June 13, 2015

Execution over idea (or, I thought it would get easier by now)

There's a notion in the tech startup world that execution is more important than ideas. I happen to agree with that because anyone can have an idea, but what separates the successful companies from the unsuccessful ones often lie in their ability to execute on the idea. Can the engineers build the product in a timely manner? Can the salespeople sell the product? Can the operations group fulfill delivery of the product once customers buy it?
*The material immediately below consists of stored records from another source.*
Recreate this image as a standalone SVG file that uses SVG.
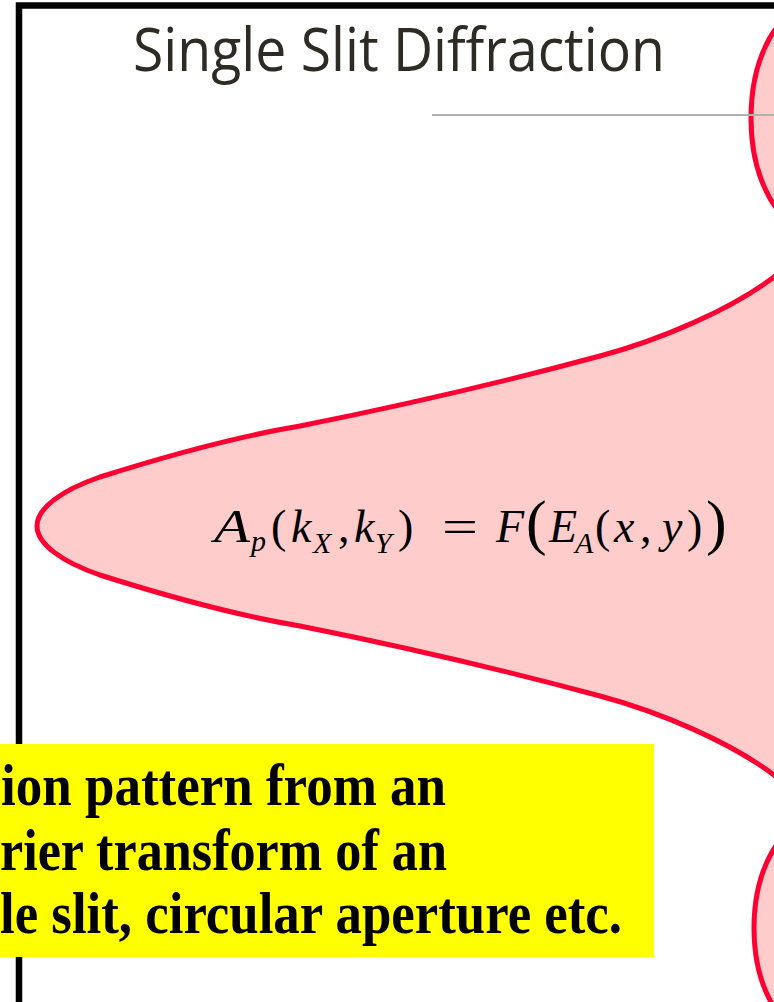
<svg xmlns="http://www.w3.org/2000/svg" width="774" height="1002" viewBox="0 0 774 1002">
<style>
.lobe{fill:#ffcccc;stroke:#ff0033;stroke-width:5;stroke-linejoin:round}
.m{font-family:"Liberation Serif","Times New Roman",serif;font-size:46px;fill:#000}
.i{font-style:italic}
.s{font-size:30px}
.b{font-size:62px}
.note{font-family:"Liberation Serif","Times New Roman",serif;font-weight:bold;font-size:59px;fill:#000}
</style>
<rect width="774" height="1002" fill="#ffffff"/>
<g id="frame">
<rect x="19" y="5.5" width="820" height="1100" fill="none" stroke="#000" stroke-width="6.5"/>
</g>
<g id="title">
<text x="133" y="71" font-family="'Open Sans','Noto Sans',sans-serif" font-size="60" fill="#2e2a24" textLength="532" lengthAdjust="spacingAndGlyphs">Single Slit Diffraction</text>
</g>
<g id="lobes">
<ellipse class="lobe" cx="815" cy="118" rx="64" ry="113"/>
<path class="lobe" d="M37 526 C37 508 62 490 100 477 C160 458 240 436 300 426 C400 406 500 383 600 356 C660 340 730 310 774 277 L795 260 L795 792 L774 775 C730 742 660 712 600 696 C500 669 400 646 300 626 C240 616 160 594 100 575 C62 562 37 544 37 526 Z"/>
<ellipse class="lobe" cx="815" cy="928" rx="61" ry="107"/>
</g>
<g id="axis">
<line x1="432" y1="115" x2="774" y2="115" stroke="#b0b0b0" stroke-width="2"/>
</g>
<g id="formula">
<text class="m i" x="214" y="542" textLength="36" lengthAdjust="spacingAndGlyphs">A</text>
<text class="m i s" x="251" y="551">p</text>
<text class="m" x="271" y="542">(</text>
<text class="m i" x="291" y="542">k</text>
<text class="m i s" x="313" y="553">X</text>
<text class="m" x="338" y="542">,</text>
<text class="m i" x="354" y="542">k</text>
<text class="m i s" x="375" y="553">Y</text>
<text class="m" x="398" y="542">)</text>
<text class="m" x="442" y="542" textLength="36" lengthAdjust="spacingAndGlyphs">=</text>
<text class="m i" x="496" y="542">F</text>
<text class="m b" x="526" y="543">(</text>
<text class="m i" x="549" y="542">E</text>
<text class="m i s" x="575" y="553">A</text>
<text class="m" x="595" y="542">(</text>
<text class="m i" x="614" y="542">x</text>
<text class="m" x="640" y="542">,</text>
<text class="m i" x="662" y="542">y</text>
<text class="m" x="687" y="542">)</text>
<text class="m b" x="706" y="543">)</text>
</g>
<g id="note">
<rect x="0" y="744" width="654" height="213" fill="#ffff00"/>
<text class="note" x="1" y="805" textLength="445" lengthAdjust="spacingAndGlyphs">ion pattern from an</text>
<text class="note" x="0" y="870" textLength="447" lengthAdjust="spacingAndGlyphs">rier transform of an</text>
<text class="note" x="0" y="933" textLength="622" lengthAdjust="spacingAndGlyphs">le slit, circular aperture etc.</text>
</g>
</svg>
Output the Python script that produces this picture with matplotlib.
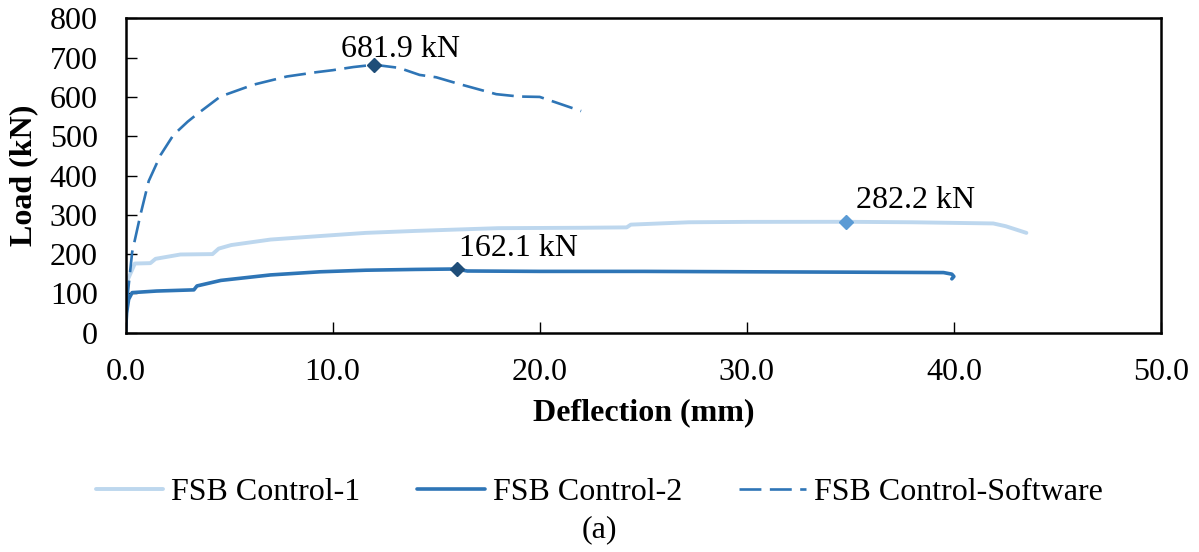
import matplotlib
matplotlib.use("Agg")
import matplotlib.pyplot as plt

plt.rcParams["font.family"] = ["Liberation Serif", "DejaVu Serif"]

# load-deflection curves (mm, kN)
ctrl1_defl = [0, 0.1, 0.45, 1.2, 1.45, 2.65, 4.2, 4.5, 5.1, 7.0, 9.4, 11.6, 14.0, 18.0,
              22.0, 24.2, 24.4, 27.2, 30.0, 34.8, 38.0, 41.9, 42.5, 43.5]
ctrl1_load = [0, 134, 176, 177, 188, 199, 200, 214, 223, 237, 246, 254, 259, 266,
              267, 268, 275, 281, 282, 282.2, 281, 278, 271, 254]

ctrl2_defl = [0, 0.05, 0.15, 0.32, 1.5, 3.3, 3.45, 4.6, 7.0, 9.4, 11.6, 14.0,
              16.0, 16.5, 20.0, 25.0, 30.0, 35.0, 39.5, 39.9, 40.0, 39.9]
ctrl2_load = [0, 50, 85, 102, 106, 109, 119, 133, 147, 155, 159, 161,
              162.1, 157, 156, 156, 155, 154, 153, 149, 143, 137]

soft_defl = [0, 0.1, 0.32, 0.72, 1.12, 1.69, 2.31, 3.0, 3.45, 4.58, 6.17, 7.79, 9.23,
             10.0, 11.0, 12.0, 13.2, 14.2, 15.0, 16.1, 17.9, 19.0, 20.0, 22.0]
soft_load = [0, 95, 205, 300, 386, 452, 503, 537, 556, 601, 631, 652, 663,
             668, 676, 681.9, 674, 656, 650, 633, 607, 601, 600, 564]

# peak points: deflection, load, marker colour, label offset in pixels
peaks = [(12.0, 681.9, "#1F4E79", (-33, 8)),
         (34.8, 282.2, "#5B9BD5", (10, 14)),
         (16.0, 162.1, "#1F4E79", (2, 13))]

FS = 23

fig = plt.figure(figsize=(11.99, 5.52), dpi=100)
ax = fig.add_axes([0.1047, 0.3973, 0.8636, 0.5695])

ax.plot(ctrl1_defl, ctrl1_load, color="#BDD7EE", lw=2.8, label="FSB Control-1",
        solid_capstyle="round")
ax.plot(ctrl2_defl, ctrl2_load, color="#2E75B6", lw=2.6, label="FSB Control-2",
        solid_capstyle="round")
ax.plot(soft_defl, soft_load, color="#2E75B6", lw=1.9, ls=(0, (8.3, 3.2)),
        label="FSB Control-Software")

for x, y, c, off in peaks:
    ax.plot(x, y, marker="D", ms=7, color=c, zorder=5)
    ax.annotate(f"{y:.1f} kN", (x, y), xytext=off, textcoords="offset pixels",
                fontsize=FS, ha="left", va="baseline")

ax.set_xlim(0, 50)
ax.set_ylim(0, 800)
ax.set_xticks(range(0, 51, 10))
ax.set_xticklabels([f"{v:.1f}" for v in range(0, 51, 10)])
ax.set_yticks(range(0, 801, 100))
ax.tick_params(direction="in", length=8, width=1, labelsize=FS)
ax.tick_params(axis="x", pad=18)
ax.tick_params(axis="y", pad=20)
for s in ax.spines.values():
    s.set_linewidth(1.8)

ax.set_xlabel("Deflection (mm)", fontsize=FS, fontweight="bold", labelpad=8)
ax.set_ylabel("Load (kN)", fontsize=FS, fontweight="bold", labelpad=8)

fig.legend(loc="center", bbox_to_anchor=(0.5, 0.108), ncol=3, frameon=False,
           fontsize=FS, handlelength=2.1, columnspacing=1.8, handletextpad=0.25)
fig.text(0.5, 0.04, "(a)", ha="center", va="center", fontsize=FS)

fig.savefig("out.png", dpi=100)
The same notion holds true with writing. Story ideas are a dime a dozen. I have a notebook of story ideas to prove it. I'm sure you have lots of great ideas too, as do many people who've never written a book. But obviously, not every idea turns into a book, or most of the people in the world would be authors.

Image source: http://bit.ly/1jK8Wjg

This point was driven home to me lately because, for the past few months, I've been working on the first draft of my sixth novel. You'd think that by now, writing a novel would have gotten easier for me. Not so! This might have been the most difficult first draft that I've ever written. The story idea seemed awesome when I first set out to write it (and I still like the premise very much), but the idea introduced a restriction that I wasn't aware of in the beginning. I won't reveal what that restriction is because it would spoil the story, but it's caused me a ton of headaches during the course of writing the manuscript.

I'm confident that I'll eventually whip this story into shape, but the experience just reminds me that a great idea does not equal a great book without the execution and hard work to back it up. Stories don't write themselves, no matter how many novels you've already written!